In this way the value of property, keeping pace nearly with the sum of circulating medium, will descend gradually to its proper level, at the rate of about ⅕ every year, the sacrifices of what shall be sold for payment of the first instalments of debts will be moderate, and time will be given for economy and industry to come in aid of those subsequent. Certainly no nation ever before abandoned to the avarice and jugglings of private individuals to regulate, according to their own interests, the quantum of circulating medium for the nation, to inflate, by deluges of paper, the nominal prices of property, and then to buy up that property at 1s. in the pound, having first withdrawn the floating medium which might endanger a competition in purchase. Yet this is what has been done, and will be done, unless stayed by the protecting hand of the legislature. The evil has been produced by the error of their sanction of this ruinous machinery of banks; and justice, wisdom, duty, all require that they should interpose and arrest it before the schemes of plunder and spoliation desolate the country. It is believed that Harpies are already hoarding their money to commence these scenes on the separation of the legislature; and we know that lands have been already sold under the hammer for less than a year's rent. 148

TO JOHN ADAMS.

Monticello, December 10, 1819.

Dear Sir,—I have to acknowledge the receipt of your favor of November the 23d.
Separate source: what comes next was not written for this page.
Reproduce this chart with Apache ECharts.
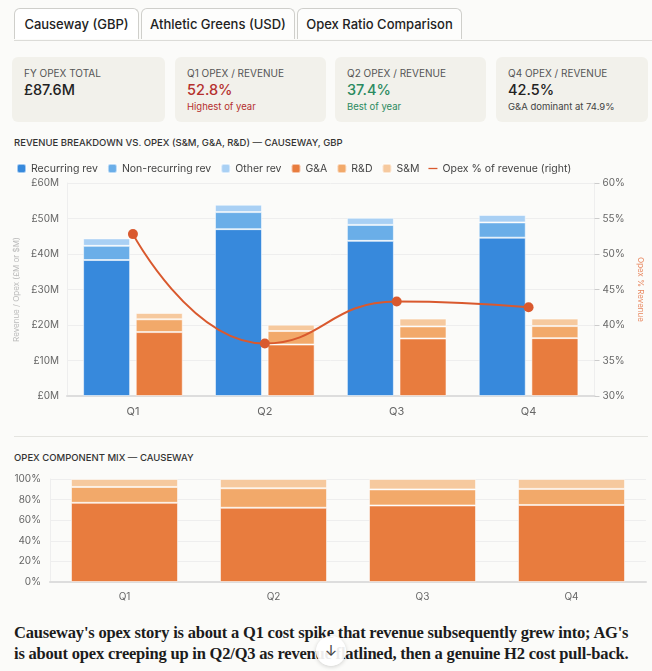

The banks, bankrupt law, manufactures, Spanish treaty, are nothing. These are occurrences which, like waves in a storm, will pass under the ship. But the Missouri question is a breaker on which we lose the Missouri country by revolt, and what more, God only knows. From the battle of Bunker's Hill to the treaty of Paris, we never had so ominous a question. It even damps the joy with which I hear of your high health, and welcomes to me the consequences of my want of it. I thank God that I shall not live to witness its issue. Sed hæc hactenus.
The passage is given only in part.